As we left class on Thursday, I decided to ask a question that I have wanted to ask for a while. At 4:15, as class was getting out, I said, “Connie, I have a complicated question that I want a quick answer to. My friends use the ‘n’ word, and I know it’s wrong, but I don’t know what to say to them to prove that it is inappropriate to use. How do I make it clear to them?” After I asked this question, many students chimed in with different times and situations during which they have heard people use this word at any moment, not thinking about the negative effects it can have. One student talked about how, in other parts of the country, the word is not seen as taboo. Here, on the east coast, I take it to be the worst word.
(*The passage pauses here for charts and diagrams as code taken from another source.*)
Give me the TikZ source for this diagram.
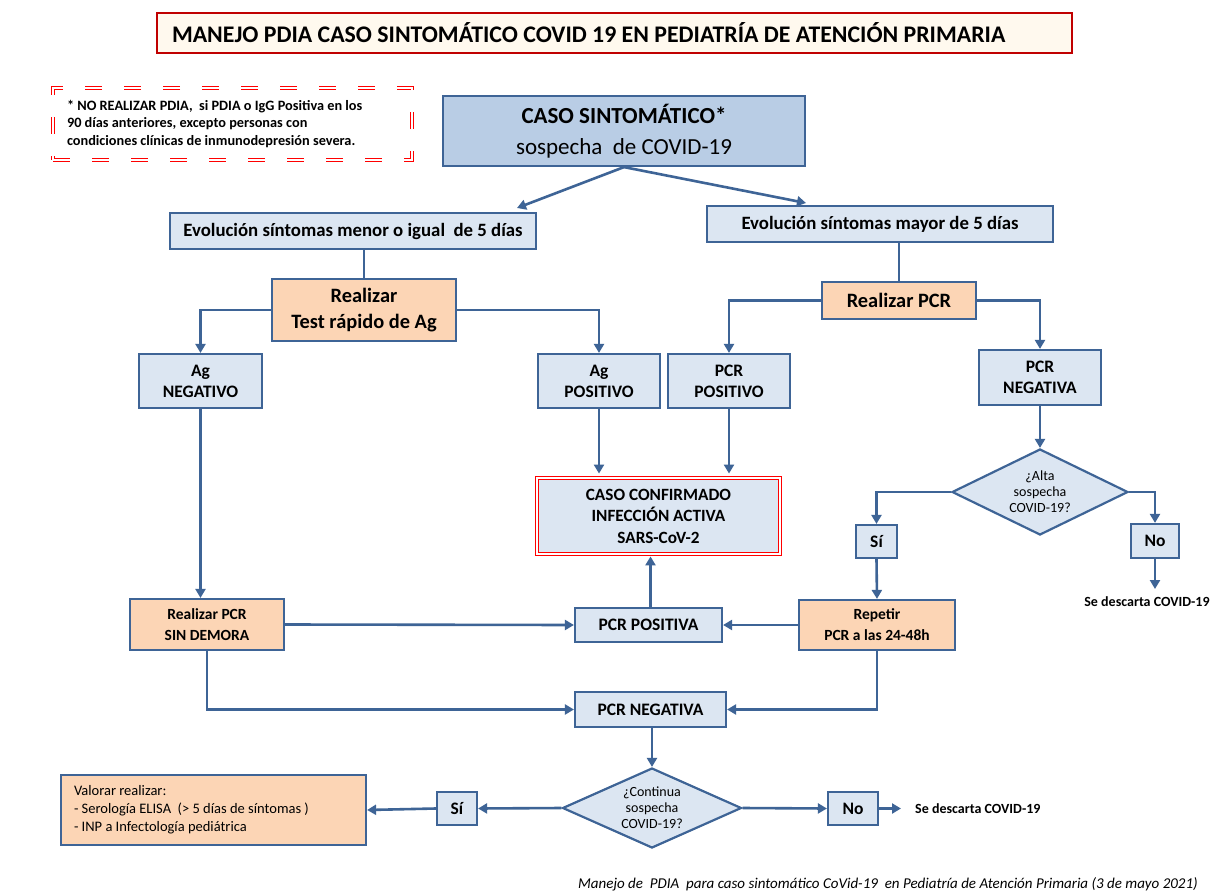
\documentclass[tikz,border=0pt]{standalone}
\usepackage{fontspec}
\setmainfont{Carlito}
\usetikzlibrary{arrows.meta,shapes.geometric}

\definecolor{boxblue}{RGB}{62,100,150}
\definecolor{lightblue}{RGB}{220,230,242}
\definecolor{headblue}{RGB}{185,205,229}
\definecolor{peach}{RGB}{252,213,181}
\definecolor{darkred}{RGB}{192,0,0}
\definecolor{cream}{RGB}{255,249,238}

\begin{document}
\begin{tikzpicture}[x=1pt,y=-1pt,
  box/.style={draw=boxblue,line width=2.2pt,fill=lightblue,align=center,inner sep=0pt,
    font=\bfseries\fontsize{17.5}{21}\selectfont},
  todo/.style={box,fill=peach},
  ask/.style={box,diamond,aspect=2,font=\fontsize{14}{16}\selectfont},
  arr/.style={draw=boxblue,line width=2.6pt,-{Triangle[width=10pt,length=9pt]}},
  link/.style={draw=boxblue,line width=2.6pt},
  small/.style={inner sep=0pt,font=\bfseries\fontsize{14}{16}\selectfont}]
  \useasboundingbox[fill=white] (0,0) rectangle (1211,894);

  % Title
  \node[draw=darkred,line width=2pt,fill=cream,minimum height=40pt,text width=885pt,
    inner xsep=15pt,align=flush left,font=\bfseries\fontsize{23.8}{26}\selectfont] (titulo) at (614.5,33)
    {MANEJO PDIA CASO SINTOMÁTICO COVID 19 EN PEDIATRÍA DE ATENCIÓN PRIMARIA};

  % Note
  \node[draw=red,double=white,double distance=1.6pt,line width=1.1pt,dash pattern=on 17pt off 22pt,
    text width=331pt,inner xsep=14pt,minimum height=72pt,align=flush left,
    font=\bfseries\fontsize{14.3}{17.3}\selectfont] (nota) at (232.5,124)
    {* NO REALIZAR PDIA,\ \ si PDIA o IgG Positiva en los\\ 90 días anteriores, excepto personas con\\ condiciones clínicas de inmunodepresión severa.};

  % Boxes
  \node[box,fill=headblue,minimum width=362pt,minimum height=70pt,font=\fontsize{23}{31}\selectfont] (caso) at (624,131)
    {\textbf{CASO SINTOMÁTICO*}\\ sospecha\ \ de COVID-19};
  \node[box,minimum width=366pt,minimum height=36pt,font=\bfseries\fontsize{18.8}{22}\selectfont] (menor) at (353,231)
    {Evolución síntomas menor o igual\ \ de 5 días};
  \node[box,minimum width=346pt,minimum height=36pt,font=\bfseries\fontsize{18.8}{22}\selectfont] (mayor) at (880,224)
    {Evolución síntomas mayor de 5 días};
  \node[todo,minimum width=184pt,minimum height=62pt,font=\bfseries\fontsize{20.4}{26}\selectfont] (test) at (364,310)
    {Realizar\\ Test rápido\ de Ag};
  \node[todo,minimum width=154pt,minimum height=37pt,font=\bfseries\fontsize{20.4}{24}\selectfont] (rpcr) at (899,300.5)
    {Realizar PCR};
  \node[box,minimum width=123pt,minimum height=54pt] (agneg) at (200.5,381) {Ag\\ NEGATIVO};
  \node[box,minimum width=122pt,minimum height=54pt] (agpos) at (599,381) {Ag\\ POSITIVO};
  \node[box,minimum width=122pt,minimum height=54pt] (pcrpos) at (729,381) {PCR\\ POSITIVO};
  \node[box,minimum width=122pt,minimum height=55pt] (pcrneg) at (1040,377.5) {PCR\\ NEGATIVA};
  \node[box,draw=red,line width=0.9pt,double=white,double distance=1.8pt,minimum width=243pt,minimum height=76pt,
    font=\bfseries\fontsize{17.2}{21.5}\selectfont] (conf) at (658.5,516)
    {CASO CONFIRMADO\\ INFECCIÓN ACTIVA\\ SARS-CoV-2};
  \node[ask,minimum width=176pt,minimum height=86pt] (alta) at (1040,492) {¿Alta\\ sospecha\\ COVID-19?};
  \node[box,minimum width=41pt,minimum height=33pt] (si1) at (876.5,541.5) {Sí};
  \node[box,minimum width=48pt,minimum height=34pt] (no1) at (1155,541) {No};
  \node[todo,minimum width=156pt,minimum height=50pt,font=\bfseries\fontsize{15.5}{21}\selectfont] (repetir) at (877,625)
    {Repetir\\ PCR a las 24-48h};
  \node[todo,minimum width=154pt,minimum height=51pt,font=\bfseries\fontsize{15.5}{21}\selectfont] (demora) at (207,624.5)
    {Realizar PCR\\ SIN DEMORA};
  \node[box,minimum width=147pt,minimum height=34pt] (posb) at (648.5,625) {PCR POSITIVA};
  \node[box,minimum width=151pt,minimum height=35pt] (negb) at (650.5,709.5) {PCR NEGATIVA};
  \node[ask,minimum width=179pt,minimum height=80pt] (sigue) at (652,808) {¿Continua\\ sospecha\\ COVID-19?};
  \node[box,minimum width=40pt,minimum height=33pt] (si2) at (457,808.5) {Sí};
  \node[box,minimum width=50pt,minimum height=33pt] (no2) at (853,808.5) {No};
  \node[todo,text width=279pt,inner xsep=13pt,minimum height=70pt,align=flush left,font=\fontsize{14.5}{18}\selectfont] (valorar) at (213.5,810)
    {Valorar realizar:\\ - Serología ELISA\ \ (> 5 días de síntomas )\\ - INP a Infectología pediátrica};

  % Outcomes
  \coordinate (fin1) at (1155,589);
  \node[small] (desc1) at (1147,602) {Se descarta COVID-19};
  \coordinate (fin2) at (901,808.5);
  \node[small,anchor=west] (desc2) at (915,808.5) {Se descarta COVID-19};
  \coordinate (tipL) at (517,208);
  \coordinate (tipR) at (806,203);

  % Connectors
  \draw[arr] (caso.south) -- (tipL);
  \draw[arr] (caso.south) -- (tipR);
  \draw[link] (test.north |- menor.south) -- (test.north);
  \draw[link] (rpcr.north |- mayor.south) -- (rpcr.north);
  \draw[arr] (test.west) -| (agneg.north);
  \draw[arr] (test.east) -| (agpos.north);
  \draw[arr] (rpcr.west) -| (pcrpos.north);
  \draw[arr] (rpcr.east) -| (pcrneg.north);
  \draw[arr,shorten >=4pt] (agpos.south) -- (agpos.south |- conf.north);
  \draw[arr,shorten >=4pt] (pcrpos.south) -- (pcrpos.south |- conf.north);
  \draw[arr] (pcrneg.south) -- (alta.north);
  \draw[arr] (alta.west) -| (si1.north);
  \draw[arr] (alta.east) -| (no1.north);
  \draw[arr] (no1.south) -- (fin1);
  \draw[arr] (si1.south) -- (repetir.north);
  \draw[arr] (agneg.south) -- (agneg.south |- demora.north);
  \draw[arr] (demora.east) -- (posb.west);
  \draw[arr] (repetir.west) -- (posb.east);
  \draw[arr,shorten >=2pt] ([xshift=2pt]posb.north) -- ([xshift=2pt]posb.north |- conf.south);
  \draw[arr] (demora.south) |- (negb.west);
  \draw[arr] (repetir.south) |- (negb.east);
  \draw[arr] (sigue.north |- negb.south) -- (sigue.north);
  \draw[arr] (sigue.west) -- (si2.east);
  \draw[arr] (si2.west) -- (valorar.east);
  \draw[arr] (sigue.east) -- (no2.west);
  \draw[arr] (no2.east) -- (fin2);

  % Footer
  \node[anchor=east,inner sep=0pt,font=\itshape\fontsize{15}{18}\selectfont] (pie) at (1198,884)
    {Manejo de\ \ PDIA\ \ para caso sintomático CoVid-19\ \ en Pediatría de Atención Primaria (3 de mayo 2021)};
\end{tikzpicture}
\end{document}
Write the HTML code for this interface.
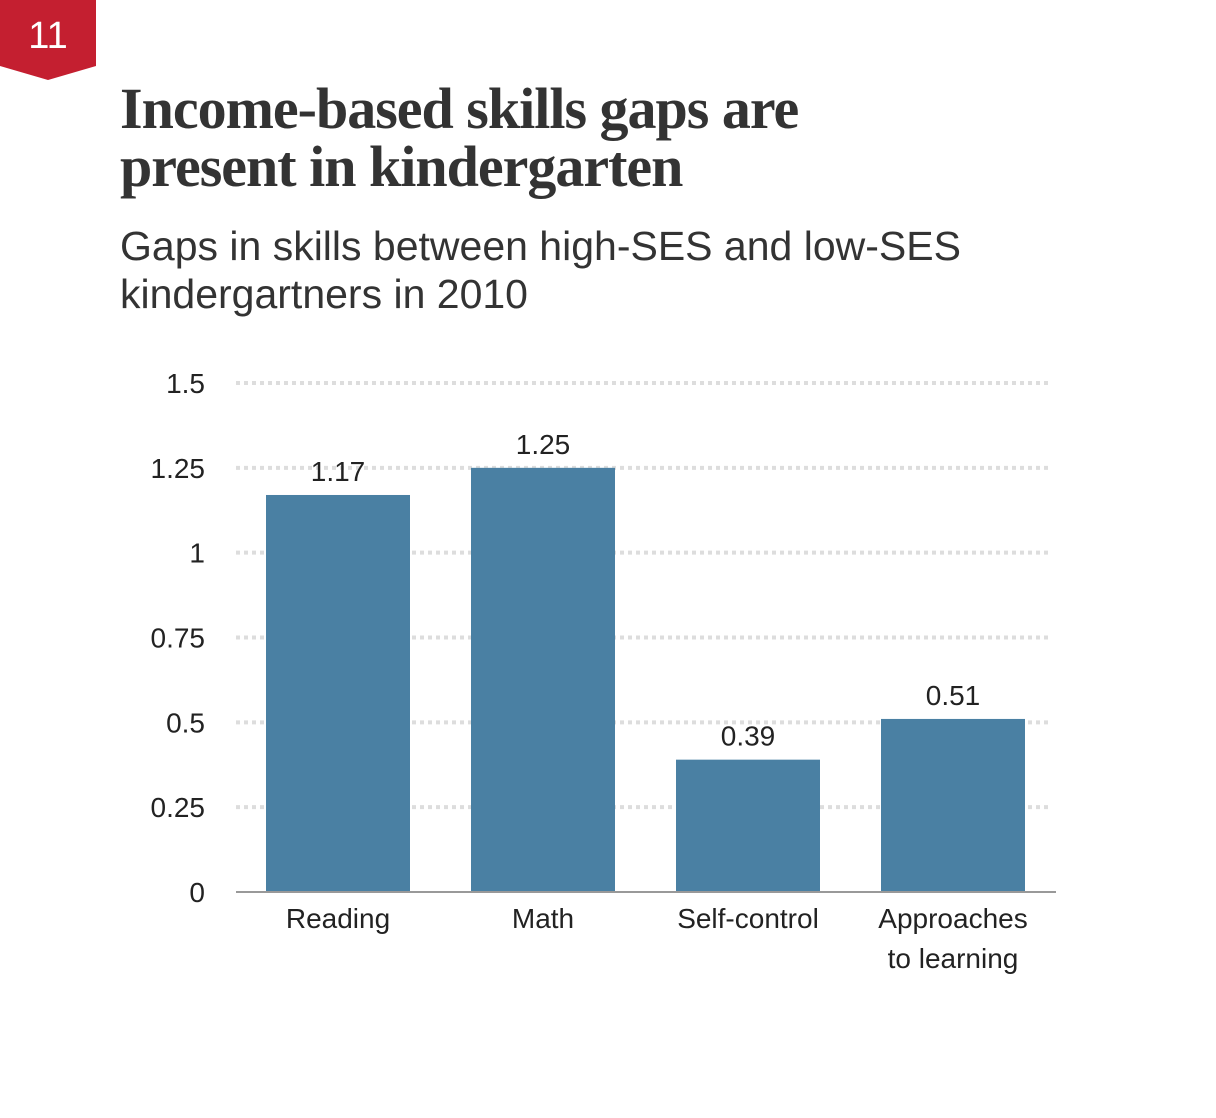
<!DOCTYPE html>
<html><head><meta charset="utf-8">
<style>
body{margin:0;background:#fff;width:1216px;height:1118px;overflow:hidden;position:relative;font-family:"Liberation Sans",sans-serif;color:#222}
.title{position:absolute;left:120px;top:80px;font-family:"Liberation Serif",serif;font-weight:bold;font-size:58px;line-height:58px;color:#333;letter-spacing:-1px}
.sub{position:absolute;left:120px;top:222px;font-size:41px;line-height:48px;color:#333}
</style></head><body>
<svg style="position:absolute;left:0;top:0" width="96" height="82"><polygon points="0,0 96,0 96,66 48,80 0,66" fill="#c41f30"/><text x="48" y="48" text-anchor="middle" fill="#fff" font-family="Liberation Sans" font-size="38">11</text></svg>
<div class="title">Income-based skills gaps are<br>present in kindergarten</div>
<div class="sub">Gaps in skills between high-SES and low-SES<br>kindergartners in 2010</div>
<svg id="chart" style="position:absolute;left:0;top:0" width="1216" height="1118"></svg>
<script>
const categories=[["Reading"],["Math"],["Self-control"],["Approaches","to learning"]];
const values=[1.17,1.25,0.39,0.51];
const valueLabels=["1.17","1.25","0.39","0.51"];
const ticks=[0,0.25,0.5,0.75,1,1.25,1.5];
const tickLabels=["0","0.25","0.5","0.75","1","1.25","1.5"];
const svg=document.getElementById('chart');const NS='http://www.w3.org/2000/svg';
const y0=892,yTop=383,vmax=1.5,xL=236,xR=1052,bandStart=266,step=205,bw=144;
const y=v=>y0-(v/vmax)*(y0-yTop);
const x=i=>bandStart+i*step;
function mk(t,a){const e=document.createElementNS(NS,t);for(const k in a)e.setAttribute(k,a[k]);svg.appendChild(e);return e;}
ticks.forEach((t,i)=>{
 if(t>0){const g=mk('line',{x1:xL,x2:xR,y1:y(t),y2:y(t),stroke:'#ddd','stroke-width':4,'stroke-dasharray':'4,4'});
 
 }
 const tx=mk('text',{x:205,y:y(t)+10,'text-anchor':'end','font-size':28,fill:'#222','font-family':'Liberation Sans'});
 tx.textContent=tickLabels[i];
 
 
});
values.forEach((v,i)=>{
 const r=mk('rect',{x:x(i),y:y(v),width:bw,height:y0-y(v),fill:'#4a80a3'});
 
 
 const l=mk('text',{x:x(i)+bw/2,y:y(v)-14,'text-anchor':'middle','font-size':28,fill:'#222','font-family':'Liberation Sans'});
 l.textContent=valueLabels[i];
 
 
 categories[i].forEach((s,j)=>{
  const c=mk('text',{x:x(i)+bw/2,y:928+j*40,'text-anchor':'middle','font-size':28,fill:'#222','font-family':'Liberation Sans'});
  c.textContent=s;
  
  
 });
});
const ax=mk('line',{x1:xL,x2:1056,y1:y0,y2:y0,stroke:'#999','stroke-width':2});


</script>
</body></html>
If I use curse words or say any other politically incorrect slang words for a group of people, I would never get the same look as I would with the use of the “n” word. Personally, all I need to know is that this word is extremely offensive and I will not use it. Unfortunately, that is not the case for many people. However, because there is such a taboo on the word, it does not take much for someone to understand that, when asked not to use the word, they should not be speaking that way in daily conversation. But then there are the people who do not understand it. They may question why it is offensive and/or why they cannot use it. I never truly had a good understanding and answer until recently.

The truth is that the word stems from serious overt racism, and that is enough of a reason that it can offend any individual who hears it. Given the fact that the Black community has not accepted this word into their culture yet as inoffensive, it remains the way it has always been: a racial slur. Until the community decides that this word is not offensive to them, the Black community has a right to see this word and offensive and racist. After thinking about it after class, I realized that the word brings back a shameful part of our history and it may make an individual of any color uncomfortable to hear. Though some people may not understand why this word should not be used, the answer is quite simple. The reason the word is even in existence is because it was used in a derogatory way. It is offensive, so it shouldn’t be used. It seems simple enough; but as we have learned, getting people to accept their racist tendencies and change their habits is a hard thing to do. We’re still left with the same question: how do we stop racism? And, again, the answer seems to be the same: talk about it. Let people know that that word is simply not acceptable. Hopefully, it will spark a conversation about racism that gives rise to the opportunity to spread your knowledge.

2 thoughts on “The “N” Word

  1. I just wrote a post that you should check out. Not that it has anything to do with the “N” word, but does question whether talking about it and spreading knowledge is actually effective. I have a hard time believing that knowledge is all it takes to change someones mind, or if they have the ability to change it. What if they are not even aware of the biases they have and therefore do not have the ability to change such biases?